## BEGIN
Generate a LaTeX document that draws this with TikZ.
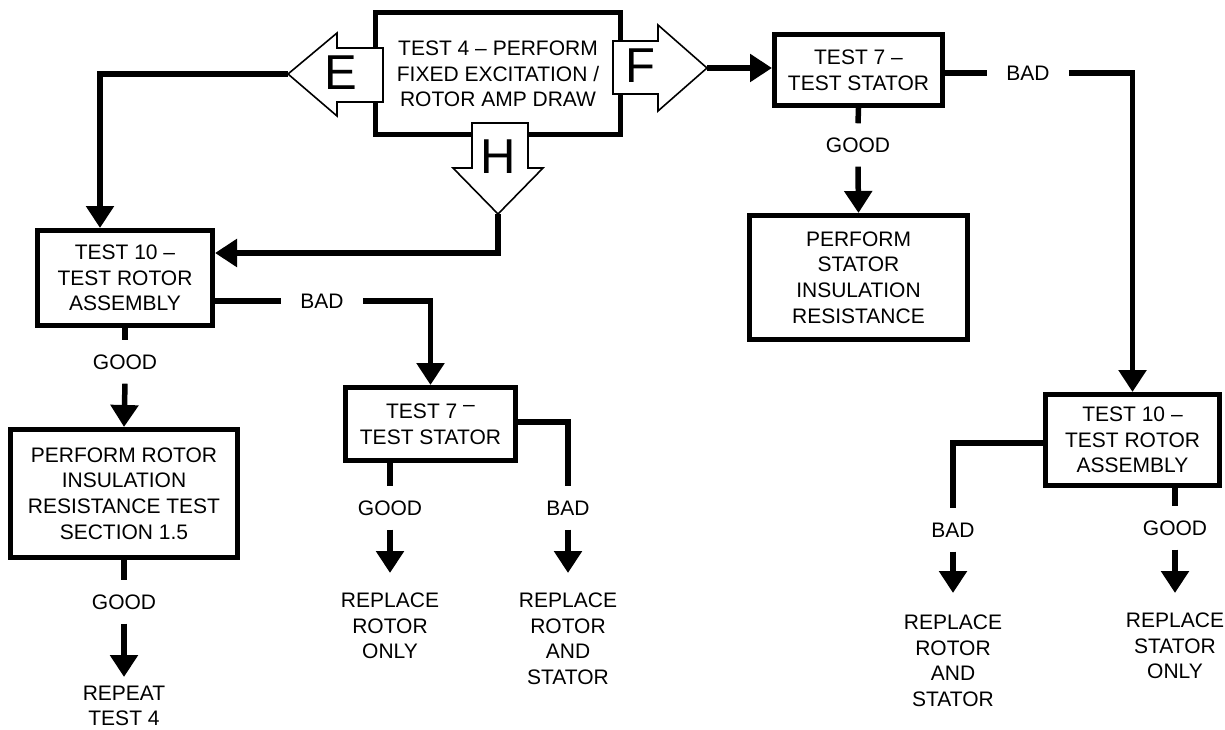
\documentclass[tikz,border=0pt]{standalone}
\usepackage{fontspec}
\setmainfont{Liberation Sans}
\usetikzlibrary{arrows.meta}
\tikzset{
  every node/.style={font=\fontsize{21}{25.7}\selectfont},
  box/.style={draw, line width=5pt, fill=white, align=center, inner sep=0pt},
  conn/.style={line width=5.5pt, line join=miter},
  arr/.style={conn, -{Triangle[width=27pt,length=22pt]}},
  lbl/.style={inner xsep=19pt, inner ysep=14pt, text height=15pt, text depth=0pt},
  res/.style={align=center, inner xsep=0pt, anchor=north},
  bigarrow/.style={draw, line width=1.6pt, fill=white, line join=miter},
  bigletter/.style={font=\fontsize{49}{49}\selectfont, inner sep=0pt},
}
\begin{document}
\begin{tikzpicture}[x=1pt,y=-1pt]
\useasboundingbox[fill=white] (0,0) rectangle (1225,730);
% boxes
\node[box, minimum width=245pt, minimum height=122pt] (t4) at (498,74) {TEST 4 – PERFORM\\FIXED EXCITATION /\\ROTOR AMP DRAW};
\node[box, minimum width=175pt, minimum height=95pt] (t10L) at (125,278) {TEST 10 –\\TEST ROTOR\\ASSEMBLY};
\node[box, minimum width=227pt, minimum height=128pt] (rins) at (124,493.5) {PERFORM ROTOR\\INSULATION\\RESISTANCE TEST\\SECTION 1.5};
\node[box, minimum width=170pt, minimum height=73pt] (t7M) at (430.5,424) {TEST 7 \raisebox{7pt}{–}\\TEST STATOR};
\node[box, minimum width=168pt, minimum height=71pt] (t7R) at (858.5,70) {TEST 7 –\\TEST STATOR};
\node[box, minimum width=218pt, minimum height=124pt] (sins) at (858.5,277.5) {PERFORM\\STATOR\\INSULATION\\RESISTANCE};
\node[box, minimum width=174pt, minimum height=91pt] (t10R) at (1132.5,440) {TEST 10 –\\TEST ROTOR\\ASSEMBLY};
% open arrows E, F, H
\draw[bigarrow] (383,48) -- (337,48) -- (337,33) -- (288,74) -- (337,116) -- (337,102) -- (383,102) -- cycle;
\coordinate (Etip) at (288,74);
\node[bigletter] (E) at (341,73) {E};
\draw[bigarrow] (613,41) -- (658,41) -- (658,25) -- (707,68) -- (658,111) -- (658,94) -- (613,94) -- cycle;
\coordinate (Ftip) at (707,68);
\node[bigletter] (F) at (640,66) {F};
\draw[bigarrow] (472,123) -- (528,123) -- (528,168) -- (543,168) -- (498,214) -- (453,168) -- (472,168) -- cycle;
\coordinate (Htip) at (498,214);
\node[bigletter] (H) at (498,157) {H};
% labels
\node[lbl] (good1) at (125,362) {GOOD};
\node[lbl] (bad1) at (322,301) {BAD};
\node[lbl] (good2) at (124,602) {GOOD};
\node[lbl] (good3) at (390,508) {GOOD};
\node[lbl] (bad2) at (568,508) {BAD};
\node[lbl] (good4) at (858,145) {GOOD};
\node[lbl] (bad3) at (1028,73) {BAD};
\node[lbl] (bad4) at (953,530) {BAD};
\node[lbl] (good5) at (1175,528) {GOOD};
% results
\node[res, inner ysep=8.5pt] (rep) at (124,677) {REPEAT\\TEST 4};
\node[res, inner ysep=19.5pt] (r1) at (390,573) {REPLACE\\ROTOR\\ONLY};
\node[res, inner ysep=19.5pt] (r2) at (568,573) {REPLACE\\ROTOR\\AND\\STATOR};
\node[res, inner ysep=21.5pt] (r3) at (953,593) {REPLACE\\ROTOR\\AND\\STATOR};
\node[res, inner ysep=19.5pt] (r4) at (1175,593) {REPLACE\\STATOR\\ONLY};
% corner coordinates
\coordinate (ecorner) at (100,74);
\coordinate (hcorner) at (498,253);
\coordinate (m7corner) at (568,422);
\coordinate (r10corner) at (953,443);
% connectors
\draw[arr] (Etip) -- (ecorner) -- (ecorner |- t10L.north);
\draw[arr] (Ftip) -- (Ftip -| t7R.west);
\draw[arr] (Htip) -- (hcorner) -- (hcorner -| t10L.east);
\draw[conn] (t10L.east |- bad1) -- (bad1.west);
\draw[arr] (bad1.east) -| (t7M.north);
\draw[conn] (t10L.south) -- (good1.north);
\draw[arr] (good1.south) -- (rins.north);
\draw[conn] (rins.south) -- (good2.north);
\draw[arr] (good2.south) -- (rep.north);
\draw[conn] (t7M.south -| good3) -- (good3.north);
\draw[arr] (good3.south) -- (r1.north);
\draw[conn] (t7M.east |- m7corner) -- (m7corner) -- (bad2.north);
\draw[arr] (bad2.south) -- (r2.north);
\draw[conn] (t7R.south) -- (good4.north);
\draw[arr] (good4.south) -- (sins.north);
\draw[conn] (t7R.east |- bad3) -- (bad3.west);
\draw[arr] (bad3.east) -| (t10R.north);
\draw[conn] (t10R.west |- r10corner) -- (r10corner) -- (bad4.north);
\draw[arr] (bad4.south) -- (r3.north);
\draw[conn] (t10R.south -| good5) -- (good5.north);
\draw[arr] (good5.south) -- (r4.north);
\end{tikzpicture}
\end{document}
## END
Repeat the material above verbatim, with no pictures in the output.

Generate a LaTeX document that draws this with TikZ.
\documentclass[tikz,border=0pt]{standalone}
\usepackage{fontspec}
\setmainfont{Liberation Sans}
\usetikzlibrary{arrows.meta}
\tikzset{
  every node/.style={font=\fontsize{21}{25.7}\selectfont},
  box/.style={draw, line width=5pt, fill=white, align=center, inner sep=0pt},
  conn/.style={line width=5.5pt, line join=miter},
  arr/.style={conn, -{Triangle[width=27pt,length=22pt]}},
  lbl/.style={inner xsep=19pt, inner ysep=14pt, text height=15pt, text depth=0pt},
  res/.style={align=center, inner xsep=0pt, anchor=north},
  bigarrow/.style={draw, line width=1.6pt, fill=white, line join=miter},
  bigletter/.style={font=\fontsize{49}{49}\selectfont, inner sep=0pt},
}
\begin{document}
\begin{tikzpicture}[x=1pt,y=-1pt]
\useasboundingbox[fill=white] (0,0) rectangle (1225,730);
% boxes
\node[box, minimum width=245pt, minimum height=122pt] (t4) at (498,74) {TEST 4 – PERFORM\\FIXED EXCITATION /\\ROTOR AMP DRAW};
\node[box, minimum width=175pt, minimum height=95pt] (t10L) at (125,278) {TEST 10 –\\TEST ROTOR\\ASSEMBLY};
\node[box, minimum width=227pt, minimum height=128pt] (rins) at (124,493.5) {PERFORM ROTOR\\INSULATION\\RESISTANCE TEST\\SECTION 1.5};
\node[box, minimum width=170pt, minimum height=73pt] (t7M) at (430.5,424) {TEST 7 \raisebox{7pt}{–}\\TEST STATOR};
\node[box, minimum width=168pt, minimum height=71pt] (t7R) at (858.5,70) {TEST 7 –\\TEST STATOR};
\node[box, minimum width=218pt, minimum height=124pt] (sins) at (858.5,277.5) {PERFORM\\STATOR\\INSULATION\\RESISTANCE};
\node[box, minimum width=174pt, minimum height=91pt] (t10R) at (1132.5,440) {TEST 10 –\\TEST ROTOR\\ASSEMBLY};
% open arrows E, F, H
\draw[bigarrow] (383,48) -- (337,48) -- (337,33) -- (288,74) -- (337,116) -- (337,102) -- (383,102) -- cycle;
\coordinate (Etip) at (288,74);
\node[bigletter] (E) at (341,73) {E};
\draw[bigarrow] (613,41) -- (658,41) -- (658,25) -- (707,68) -- (658,111) -- (658,94) -- (613,94) -- cycle;
\coordinate (Ftip) at (707,68);
\node[bigletter] (F) at (640,66) {F};
\draw[bigarrow] (472,123) -- (528,123) -- (528,168) -- (543,168) -- (498,214) -- (453,168) -- (472,168) -- cycle;
\coordinate (Htip) at (498,214);
\node[bigletter] (H) at (498,157) {H};
% labels
\node[lbl] (good1) at (125,362) {GOOD};
\node[lbl] (bad1) at (322,301) {BAD};
\node[lbl] (good2) at (124,602) {GOOD};
\node[lbl] (good3) at (390,508) {GOOD};
\node[lbl] (bad2) at (568,508) {BAD};
\node[lbl] (good4) at (858,145) {GOOD};
\node[lbl] (bad3) at (1028,73) {BAD};
\node[lbl] (bad4) at (953,530) {BAD};
\node[lbl] (good5) at (1175,528) {GOOD};
% results
\node[res, inner ysep=8.5pt] (rep) at (124,677) {REPEAT\\TEST 4};
\node[res, inner ysep=19.5pt] (r1) at (390,573) {REPLACE\\ROTOR\\ONLY};
\node[res, inner ysep=19.5pt] (r2) at (568,573) {REPLACE\\ROTOR\\AND\\STATOR};
\node[res, inner ysep=21.5pt] (r3) at (953,593) {REPLACE\\ROTOR\\AND\\STATOR};
\node[res, inner ysep=19.5pt] (r4) at (1175,593) {REPLACE\\STATOR\\ONLY};
% corner coordinates
\coordinate (ecorner) at (100,74);
\coordinate (hcorner) at (498,253);
\coordinate (m7corner) at (568,422);
\coordinate (r10corner) at (953,443);
% connectors
\draw[arr] (Etip) -- (ecorner) -- (ecorner |- t10L.north);
\draw[arr] (Ftip) -- (Ftip -| t7R.west);
\draw[arr] (Htip) -- (hcorner) -- (hcorner -| t10L.east);
\draw[conn] (t10L.east |- bad1) -- (bad1.west);
\draw[arr] (bad1.east) -| (t7M.north);
\draw[conn] (t10L.south) -- (good1.north);
\draw[arr] (good1.south) -- (rins.north);
\draw[conn] (rins.south) -- (good2.north);
\draw[arr] (good2.south) -- (rep.north);
\draw[conn] (t7M.south -| good3) -- (good3.north);
\draw[arr] (good3.south) -- (r1.north);
\draw[conn] (t7M.east |- m7corner) -- (m7corner) -- (bad2.north);
\draw[arr] (bad2.south) -- (r2.north);
\draw[conn] (t7R.south) -- (good4.north);
\draw[arr] (good4.south) -- (sins.north);
\draw[conn] (t7R.east |- bad3) -- (bad3.west);
\draw[arr] (bad3.east) -| (t10R.north);
\draw[conn] (t10R.west |- r10corner) -- (r10corner) -- (bad4.north);
\draw[arr] (bad4.south) -- (r3.north);
\draw[conn] (t10R.south -| good5) -- (good5.north);
\draw[arr] (good5.south) -- (r4.north);
\end{tikzpicture}
\end{document}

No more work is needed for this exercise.